Apanhados numa emboscada num local chamado Gruta do Sossego, onde 200 garimpeiros extraíam diamantes clandestinamente, os 29, que não conseguiram fugir, foram amarrados e trucidados, um a um, a tiros, flechadas e golpes de tacape. Participaram do ataque 53 guerreiros, mas há suspeitas, não confirmadas, de que não-índios ajudaram no planejamento e na matança. As vítimas só foram retiradas da floresta duas semanas depois, com os corpos estraçalhados. Nove ainda permanecem não identificados.
O juiz e o deputado defendem não só a regularização, mas a profissionalização da extração mineral no Brasil, sobretudo em terras indígenas, para eliminar o risco de novas tragédias e pôr fim à rede de ilegalidades na região.
A área não-indígena da região também é rica em diamantes, além de esmeraldas e outros minérios, sobretudo cassiterita.
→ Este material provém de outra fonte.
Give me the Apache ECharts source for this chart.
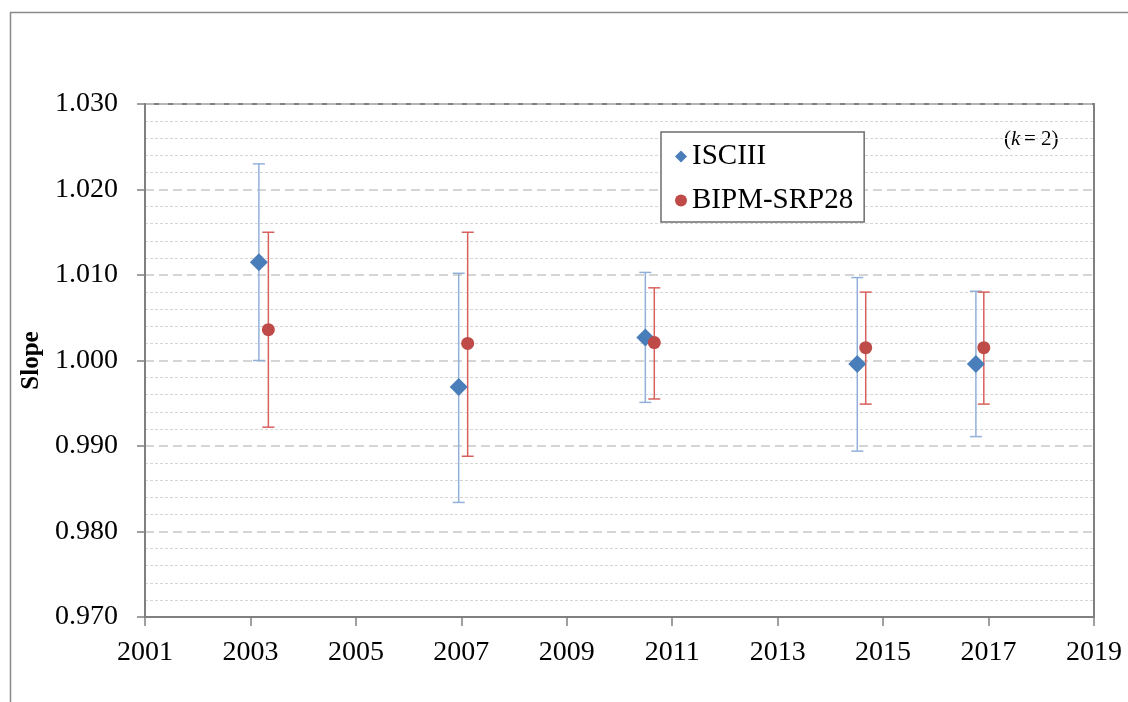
<!DOCTYPE html>
<html lang="en">
<head>
    <title>Slope</title>
    <meta charset="utf-8">
    <style>
        html, body {margin: 0; padding: 0; background: #fff;}
        #container {width: 1128px; height: 702px;}
    </style>
</head>
<body>
<div id="container"></div>
<script src="https://cdn.jsdelivr.net/npm/echarts@6/dist/echarts.min.js"></script>
<script>
// ISCIII
var isYears = [2003.16, 2006.95, 2010.49, 2014.51, 2016.76];
var isSlope = [1.0115, 0.9969, 1.0027, 0.9996, 0.9996];
var isLow   = [1.0000, 0.9834, 0.9951, 0.9894, 0.9911];
var isHigh  = [1.0230, 1.0102, 1.0103, 1.0097, 1.0081];
// BIPM-SRP28
var bpYears = [2003.34, 2007.12, 2010.66, 2014.67, 2016.91];
var bpSlope = [1.0036, 1.0020, 1.0021, 1.0015, 1.0015];
var bpLow   = [0.9922, 0.9888, 0.9955, 0.9949, 0.9949];
var bpHigh  = [1.0150, 1.0150, 1.0085, 1.0080, 1.0080];

var seriesNames = ['ISCIII', 'BIPM-SRP28'];

function pairs(xs, ys) {
    return xs.map(function (x, i) { return [x, ys[i]]; });
}
function bars(xs, lo, hi) {
    return xs.map(function (x, i) { return [x, lo[i], hi[i]]; });
}
function errorBar(color) {
    return function (params, api) {
        var top = api.coord([api.value(0), api.value(2)]);
        var bot = api.coord([api.value(0), api.value(1)]);
        var w = 6;
        var st = {stroke: color, lineWidth: 1.5};
        return {
            type: 'group',
            children: [
                {type: 'line', shape: {x1: top[0], y1: top[1], x2: bot[0], y2: bot[1]}, style: st},
                {type: 'line', shape: {x1: top[0] - w, y1: top[1], x2: top[0] + w, y2: top[1]}, style: st},
                {type: 'line', shape: {x1: bot[0] - w, y1: bot[1], x2: bot[0] + w, y2: bot[1]}, style: st}
            ]
        };
    };
}

var font = 'Liberation Serif';
var myChart = echarts.init(document.getElementById('container'));
var options = {
    animation: false,
    graphic: [
        {type: 'rect', left: 8, top: 10, shape: {width: 1130, height: 700},
            style: {fill: 'none', stroke: '#8a8a8a', lineWidth: 1.5}, silent: true},
        {type: 'text', left: 1004, top: 129,
            style: {text: '(', fontSize: 21, fontFamily: font, fill: '#000'}},
        {type: 'text', left: 1011, top: 129,
            style: {text: 'k', fontSize: 21, fontStyle: 'italic', fontFamily: font, fill: '#000'}},
        {type: 'text', left: 1024, top: 129,
            style: {text: '= 2)', fontSize: 21, fontFamily: font, fill: '#000'}}
    ],
    grid: {left: 145, top: 104, right: 34, bottom: 85, show: true,
        borderColor: '#808080', borderWidth: 2, backgroundColor: '#fff'},
    legend: {
        orient: 'vertical', left: 661, top: 132,
        data: [{name: seriesNames[0], icon: 'diamond'}, {name: seriesNames[1], icon: 'circle'}],
        itemWidth: 12, itemHeight: 12, itemGap: 15,
        padding: [10, 11, 7, 14],
        borderColor: '#6e6e6e', borderWidth: 1.5, backgroundColor: '#fff',
        textStyle: {fontFamily: font, fontSize: 29, color: '#000'}
    },
    xAxis: {
        type: 'value', min: 2001, max: 2019, interval: 2,
        axisLine: {lineStyle: {color: '#808080', width: 2}},
        axisTick: {length: 9, lineStyle: {color: '#808080', width: 1.5}},
        axisLabel: {margin: 22, fontFamily: font, fontSize: 28, color: '#000',
            formatter: function (v) { return String(v); }},
        splitLine: {show: false}
    },
    yAxis: {
        type: 'value', min: 0.97, max: 1.03, interval: 0.01,
        name: 'Slope', nameLocation: 'middle', nameGap: 96,
        nameTextStyle: {fontFamily: font, fontSize: 25, fontWeight: 'bold', color: '#000'},
        axisLine: {show: true, lineStyle: {color: '#808080', width: 2}},
        axisTick: {show: true, length: 8, lineStyle: {color: '#808080', width: 1.5}},
        axisLabel: {margin: 27, fontFamily: font, fontSize: 28, color: '#000',
            formatter: function (v) { return v.toFixed(3); }},
        splitLine: {show: true, lineStyle: {color: '#c8c8c8', type: [9, 5], width: 1.5}},
        minorTick: {show: false, splitNumber: 5},
        minorSplitLine: {show: true, lineStyle: {color: '#d6d6d6', type: [3, 2], width: 1}}
    },
    series: [
        {type: 'custom', name: 'isErr', renderItem: errorBar('#92b1da'),
            data: bars(isYears, isLow, isHigh), z: 2, silent: true},
        {type: 'custom', name: 'bpErr', renderItem: errorBar('#d7605d'),
            data: bars(bpYears, bpLow, bpHigh), z: 2, silent: true},
        {type: 'scatter', name: seriesNames[0], symbol: 'diamond', symbolSize: 18,
            itemStyle: {color: '#4a7ebb', opacity: 1}, data: pairs(isYears, isSlope), z: 3},
        {type: 'scatter', name: seriesNames[1], symbol: 'circle', symbolSize: 13,
            itemStyle: {color: '#be4b48', opacity: 1}, data: pairs(bpYears, bpSlope), z: 4}
    ]
};
myChart.setOption(options);
</script>
</body>
</html>
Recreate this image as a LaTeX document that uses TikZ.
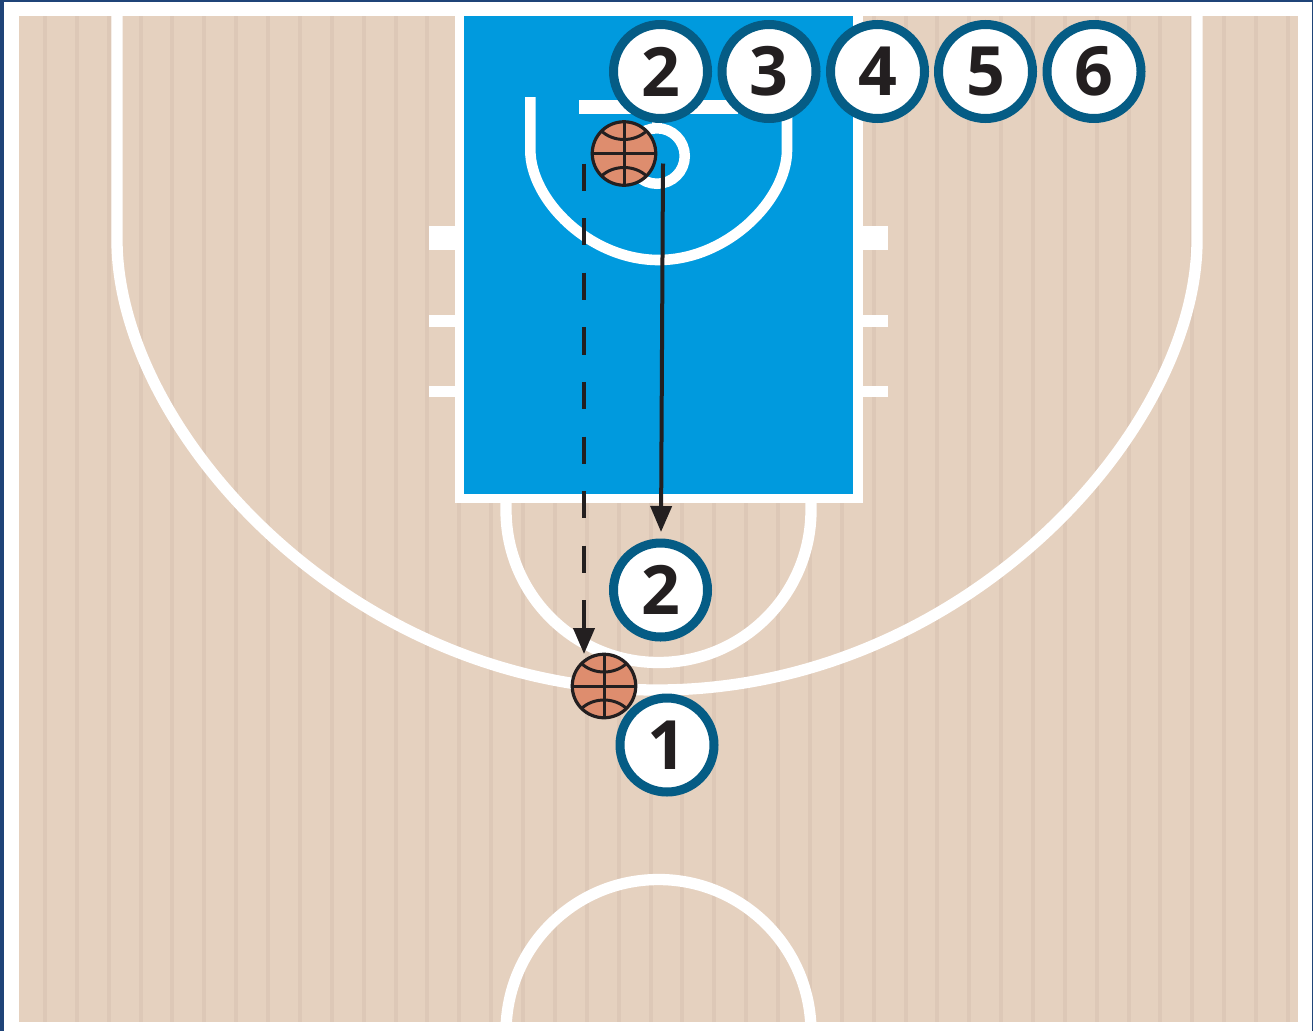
\documentclass[tikz,border=0pt]{standalone}
\usepackage{fontspec}
\newfontfamily\numfont{Open Sans}
\usetikzlibrary{arrows.meta,calc}
\definecolor{edgeblue}{HTML}{1F4478}
\definecolor{wood}{HTML}{E5D1BF}
\definecolor{woodstripe}{HTML}{DDC8B7}
\definecolor{paintblue}{HTML}{009ADE}
\definecolor{ringblue}{HTML}{055C85}
\definecolor{inkblack}{HTML}{231F20}
\definecolor{ballfill}{HTML}{DE8D6E}
\tikzset{
  courtline/.style={draw=white,line width=11.3pt},
  hashmark/.style={fill=white,draw=none},
  player/.style={circle,draw=ringblue,fill=white,line width=9pt,minimum size=94pt,inner sep=0pt,
    text=inkblack,font=\numfont\bfseries\fontsize{68}{68}\selectfont},
  ballbody/.style={circle,draw=inkblack,fill=ballfill,line width=3.2pt,minimum size=63.5pt,inner sep=0pt},
  ballseam/.style={draw=inkblack,line width=3pt},
  movearrow/.style={draw=inkblack,line width=4pt,-{Triangle[length=26pt,width=21pt]}},
  passarrow/.style={movearrow,dash pattern=on 27.3pt off 27.3pt}
}
\newcommand{\ballseams}[1]{%
  \draw[ballseam] (#1.west) -- (#1.east);
  \draw[ballseam] (#1.north) -- (#1.south);
  \draw[ballseam] ($(#1)+(-23,-23)$) .. controls ($(#1)+(-11,-11)$) and ($(#1)+(11,-11)$) .. ($(#1)+(23,-23)$);
  \draw[ballseam] ($(#1)+(-23,23)$) .. controls ($(#1)+(-11,11)$) and ($(#1)+(11,11)$) .. ($(#1)+(23,23)$);
}
\begin{document}
\begin{tikzpicture}[x=1pt,y=-1pt]
\useasboundingbox (0,0) rectangle (1313,1031);
% frame
\fill[edgeblue] (0,0) rectangle (1313,1031);
\fill[white] (4,2) rectangle (1312,1031);
\fill[wood] (19,16) rectangle (1298,1022);
% floor stripes
\foreach \k in {0,...,39} {
  \fill[woodstripe] ({43+31.87*\k},16) rectangle ({47+31.87*\k},1022);
}
% court lines clipped to floor
\begin{scope}
\clip (19,16) rectangle (1298,1022);
\draw[courtline] (117,10) -- (117,240) .. controls (117,430) and (350,690) .. (657,690)
  .. controls (964,690) and (1197,430) .. (1197,240) -- (1197,10);
\draw[courtline] (506,500) -- (506,510) arc[start angle=180,end angle=0,x radius=152.5,y radius=152.5] -- (811,500);
\draw[courtline] (506,1032) arc[start angle=180,end angle=360,x radius=152.5,y radius=152.5];
\end{scope}
% hash marks
\foreach \a/\b in {225.7/250,315.3/326.5,386/397} {
  \fill[hashmark] (429,\a) rectangle (460,\b);
  \fill[hashmark] (858,\a) rectangle (888,\b);
}
% paint
\fill[white] (454.5,16) rectangle (862.5,503);
\fill[paintblue] (464,16) rectangle (853,493.5);
% basket area
\draw[courtline,line width=10.6pt] (530.3,97) -- (530.3,150) .. controls (530.3,200) and (590,260) .. (658.6,260)
  .. controls (727,260) and (787,200) .. (787,150) -- (787,97);
\fill[white] (579,100) rectangle (738,114);
\fill[white] (652,114) rectangle (662,125);
\draw[white,line width=10.5pt] (657,156) circle[radius=27.75];
% connector ends
\coordinate (soliStart) at (663,163.5);
\coordinate (soliEnd) at (661,532);
\coordinate (dashStart) at (584,163.5);
\coordinate (dashEnd) at (584,654);
\draw[passarrow] (dashStart) -- (dashEnd);
\draw[movearrow] (soliStart) -- (soliEnd);
% balls
\node[ballbody] (ballA) at (624,153.5) {};
\ballseams{ballA}
\node[ballbody] (ballB) at (604,686) {};
\ballseams{ballB}
% players
\node[player] (queueTwo) at (660.5,71.5) {2};
\node[player] (queueThree) at (769,71.5) {3};
\node[player] (queueFour) at (877.5,71.5) {4};
\node[player] (queueFive) at (985.5,71.5) {5};
\node[player] (queueSix) at (1094,71.5) {6};
\node[player] (cutter) at (660.5,590) {2};
\node[player] (handler) at (667,745) {1};
\end{tikzpicture}
\end{document}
Grupos de traficantes se valem de licenças de pesquisa obtidas por empresas de mineração no Departamento Nacional de Produção Mineral (DNPM) para extrair ilegalmente as pedras. Nos municípios de Cacoal, Pimenta Bueno e Espigão do Oeste, vizinhos da Reserva Roosevelt, existem seis grandes mineradoras e cerca de 20 de pequeno porte atuando.